(Task instructions) Work through the material below and count the lines holding the word "with"; give that count and nothing more.

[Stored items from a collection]
★ ★ ★ ★

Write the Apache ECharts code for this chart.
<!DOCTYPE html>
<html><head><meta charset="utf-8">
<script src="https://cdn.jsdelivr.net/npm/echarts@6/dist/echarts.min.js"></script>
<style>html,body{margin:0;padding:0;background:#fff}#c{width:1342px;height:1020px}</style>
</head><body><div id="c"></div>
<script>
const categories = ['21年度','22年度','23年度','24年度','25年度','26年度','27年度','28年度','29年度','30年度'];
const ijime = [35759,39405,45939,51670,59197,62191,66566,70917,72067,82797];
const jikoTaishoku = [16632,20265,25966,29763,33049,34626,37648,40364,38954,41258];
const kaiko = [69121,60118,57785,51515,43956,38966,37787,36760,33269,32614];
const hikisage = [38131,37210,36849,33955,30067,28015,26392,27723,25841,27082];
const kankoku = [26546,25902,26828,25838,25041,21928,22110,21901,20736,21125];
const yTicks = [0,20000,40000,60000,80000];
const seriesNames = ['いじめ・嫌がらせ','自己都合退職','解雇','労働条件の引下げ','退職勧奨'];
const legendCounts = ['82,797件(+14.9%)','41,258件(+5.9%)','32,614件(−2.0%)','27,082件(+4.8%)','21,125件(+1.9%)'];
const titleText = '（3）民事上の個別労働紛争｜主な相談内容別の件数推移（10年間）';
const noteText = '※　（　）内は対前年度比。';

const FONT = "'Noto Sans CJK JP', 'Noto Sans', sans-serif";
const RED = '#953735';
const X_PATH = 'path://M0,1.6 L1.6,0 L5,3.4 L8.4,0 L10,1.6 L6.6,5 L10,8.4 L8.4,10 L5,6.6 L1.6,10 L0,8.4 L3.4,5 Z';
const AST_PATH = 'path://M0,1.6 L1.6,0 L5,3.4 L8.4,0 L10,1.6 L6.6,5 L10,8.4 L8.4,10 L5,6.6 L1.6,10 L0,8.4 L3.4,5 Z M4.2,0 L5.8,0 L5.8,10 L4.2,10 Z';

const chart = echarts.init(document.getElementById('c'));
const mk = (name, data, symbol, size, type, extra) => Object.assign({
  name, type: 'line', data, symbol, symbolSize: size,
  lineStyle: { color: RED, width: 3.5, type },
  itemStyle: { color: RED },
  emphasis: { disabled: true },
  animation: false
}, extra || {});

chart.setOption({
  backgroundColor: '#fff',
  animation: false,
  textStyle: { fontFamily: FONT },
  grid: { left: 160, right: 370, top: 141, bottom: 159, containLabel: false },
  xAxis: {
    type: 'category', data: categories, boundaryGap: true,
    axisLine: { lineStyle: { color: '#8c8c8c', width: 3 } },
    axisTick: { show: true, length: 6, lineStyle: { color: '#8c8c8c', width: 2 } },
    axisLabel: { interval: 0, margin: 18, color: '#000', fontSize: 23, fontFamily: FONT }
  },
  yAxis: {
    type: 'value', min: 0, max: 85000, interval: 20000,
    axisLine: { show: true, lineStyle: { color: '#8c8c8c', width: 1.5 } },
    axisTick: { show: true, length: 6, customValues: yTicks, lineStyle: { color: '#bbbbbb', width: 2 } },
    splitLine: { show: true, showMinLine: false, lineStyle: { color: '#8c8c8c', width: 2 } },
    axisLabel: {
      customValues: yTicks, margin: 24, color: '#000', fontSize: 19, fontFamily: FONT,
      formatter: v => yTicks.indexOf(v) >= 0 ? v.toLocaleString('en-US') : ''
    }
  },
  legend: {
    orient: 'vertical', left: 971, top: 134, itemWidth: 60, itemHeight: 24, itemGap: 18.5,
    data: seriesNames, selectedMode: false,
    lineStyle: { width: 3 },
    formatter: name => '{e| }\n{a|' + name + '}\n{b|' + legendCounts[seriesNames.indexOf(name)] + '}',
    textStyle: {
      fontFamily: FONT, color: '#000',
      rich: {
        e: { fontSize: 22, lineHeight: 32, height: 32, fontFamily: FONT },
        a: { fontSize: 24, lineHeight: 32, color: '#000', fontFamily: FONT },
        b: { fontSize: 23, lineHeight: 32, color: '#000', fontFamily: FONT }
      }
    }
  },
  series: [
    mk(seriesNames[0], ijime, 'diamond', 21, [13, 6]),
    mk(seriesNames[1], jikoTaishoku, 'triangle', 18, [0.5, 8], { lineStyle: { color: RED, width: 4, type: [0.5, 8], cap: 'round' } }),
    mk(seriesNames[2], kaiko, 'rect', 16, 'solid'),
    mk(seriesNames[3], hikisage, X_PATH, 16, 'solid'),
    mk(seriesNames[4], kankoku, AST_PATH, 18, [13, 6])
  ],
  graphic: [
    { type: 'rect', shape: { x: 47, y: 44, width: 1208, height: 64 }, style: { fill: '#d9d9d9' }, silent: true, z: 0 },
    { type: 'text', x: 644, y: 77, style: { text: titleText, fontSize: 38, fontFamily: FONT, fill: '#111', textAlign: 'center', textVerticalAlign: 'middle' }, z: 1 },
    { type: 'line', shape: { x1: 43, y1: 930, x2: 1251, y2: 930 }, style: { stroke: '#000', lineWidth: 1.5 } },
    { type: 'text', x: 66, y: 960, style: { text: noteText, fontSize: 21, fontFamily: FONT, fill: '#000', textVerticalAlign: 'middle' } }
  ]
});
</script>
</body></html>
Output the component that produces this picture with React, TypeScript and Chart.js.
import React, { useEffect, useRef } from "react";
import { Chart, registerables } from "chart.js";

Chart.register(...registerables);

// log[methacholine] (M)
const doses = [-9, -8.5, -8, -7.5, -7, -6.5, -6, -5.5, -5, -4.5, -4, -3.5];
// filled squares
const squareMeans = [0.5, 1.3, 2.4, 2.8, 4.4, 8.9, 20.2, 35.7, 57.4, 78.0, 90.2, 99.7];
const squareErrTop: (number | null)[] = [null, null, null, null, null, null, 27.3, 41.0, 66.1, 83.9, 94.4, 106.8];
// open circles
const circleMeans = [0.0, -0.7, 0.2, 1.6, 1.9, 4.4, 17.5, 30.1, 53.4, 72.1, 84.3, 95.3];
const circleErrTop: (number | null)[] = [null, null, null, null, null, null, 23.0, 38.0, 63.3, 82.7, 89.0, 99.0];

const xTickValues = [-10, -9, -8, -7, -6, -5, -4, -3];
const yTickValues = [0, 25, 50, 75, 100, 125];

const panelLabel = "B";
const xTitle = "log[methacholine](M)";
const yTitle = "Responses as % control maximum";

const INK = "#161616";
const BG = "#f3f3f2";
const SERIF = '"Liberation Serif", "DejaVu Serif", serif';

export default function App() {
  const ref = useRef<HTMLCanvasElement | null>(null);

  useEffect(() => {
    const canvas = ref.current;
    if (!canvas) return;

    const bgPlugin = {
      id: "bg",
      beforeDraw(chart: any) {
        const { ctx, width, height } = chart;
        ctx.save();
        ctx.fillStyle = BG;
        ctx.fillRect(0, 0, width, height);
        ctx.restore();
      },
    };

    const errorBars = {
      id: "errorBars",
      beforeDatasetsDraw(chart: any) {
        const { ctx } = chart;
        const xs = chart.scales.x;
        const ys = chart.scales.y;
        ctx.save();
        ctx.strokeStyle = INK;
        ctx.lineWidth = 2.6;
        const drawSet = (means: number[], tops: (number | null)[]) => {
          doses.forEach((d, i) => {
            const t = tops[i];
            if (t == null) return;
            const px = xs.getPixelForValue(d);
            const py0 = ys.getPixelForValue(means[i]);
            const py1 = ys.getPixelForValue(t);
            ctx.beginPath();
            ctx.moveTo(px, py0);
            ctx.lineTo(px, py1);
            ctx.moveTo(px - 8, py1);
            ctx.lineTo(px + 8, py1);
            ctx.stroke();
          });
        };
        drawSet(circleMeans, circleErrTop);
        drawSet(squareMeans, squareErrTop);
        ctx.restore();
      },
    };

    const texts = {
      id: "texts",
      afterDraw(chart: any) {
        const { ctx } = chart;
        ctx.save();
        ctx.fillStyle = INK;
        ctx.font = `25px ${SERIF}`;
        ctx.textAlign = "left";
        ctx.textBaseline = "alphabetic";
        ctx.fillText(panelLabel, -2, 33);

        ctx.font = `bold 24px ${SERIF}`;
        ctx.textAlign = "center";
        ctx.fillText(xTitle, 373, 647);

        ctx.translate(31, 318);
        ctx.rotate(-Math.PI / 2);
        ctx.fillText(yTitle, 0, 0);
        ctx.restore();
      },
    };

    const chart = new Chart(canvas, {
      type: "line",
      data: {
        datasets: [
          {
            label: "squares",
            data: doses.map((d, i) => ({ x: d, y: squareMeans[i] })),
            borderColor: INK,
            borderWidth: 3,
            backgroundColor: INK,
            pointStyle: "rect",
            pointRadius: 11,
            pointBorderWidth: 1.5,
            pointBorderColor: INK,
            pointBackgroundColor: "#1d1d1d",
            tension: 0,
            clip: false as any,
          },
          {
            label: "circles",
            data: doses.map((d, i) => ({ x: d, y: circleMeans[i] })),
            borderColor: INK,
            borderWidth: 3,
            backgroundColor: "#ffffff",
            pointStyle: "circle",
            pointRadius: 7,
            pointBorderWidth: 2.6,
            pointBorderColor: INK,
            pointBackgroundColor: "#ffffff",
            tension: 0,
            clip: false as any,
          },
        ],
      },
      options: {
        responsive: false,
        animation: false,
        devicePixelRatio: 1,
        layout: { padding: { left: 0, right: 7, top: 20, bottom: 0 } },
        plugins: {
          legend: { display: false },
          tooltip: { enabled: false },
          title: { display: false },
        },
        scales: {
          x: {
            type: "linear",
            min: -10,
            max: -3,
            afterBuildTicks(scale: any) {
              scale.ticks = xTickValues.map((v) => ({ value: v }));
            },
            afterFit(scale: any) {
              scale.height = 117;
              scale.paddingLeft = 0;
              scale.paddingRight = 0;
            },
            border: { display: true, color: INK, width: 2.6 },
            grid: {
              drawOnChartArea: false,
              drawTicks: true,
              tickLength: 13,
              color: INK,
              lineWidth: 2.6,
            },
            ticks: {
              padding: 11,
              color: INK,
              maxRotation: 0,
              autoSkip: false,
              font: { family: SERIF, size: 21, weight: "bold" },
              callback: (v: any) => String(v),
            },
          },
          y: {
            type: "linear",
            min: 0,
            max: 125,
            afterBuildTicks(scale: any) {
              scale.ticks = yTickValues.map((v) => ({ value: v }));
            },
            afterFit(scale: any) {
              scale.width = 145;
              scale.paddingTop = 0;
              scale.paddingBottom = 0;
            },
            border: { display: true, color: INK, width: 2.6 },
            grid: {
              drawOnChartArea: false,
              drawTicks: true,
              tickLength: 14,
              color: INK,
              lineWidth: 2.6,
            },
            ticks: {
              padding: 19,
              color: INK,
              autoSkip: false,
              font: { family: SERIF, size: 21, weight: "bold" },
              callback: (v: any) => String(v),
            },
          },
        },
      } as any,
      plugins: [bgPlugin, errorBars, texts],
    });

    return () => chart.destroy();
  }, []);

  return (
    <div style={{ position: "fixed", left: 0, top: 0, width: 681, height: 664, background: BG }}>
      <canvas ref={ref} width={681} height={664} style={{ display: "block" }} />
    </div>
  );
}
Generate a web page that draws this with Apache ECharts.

★ ★ ★ ★

(Written reply) 2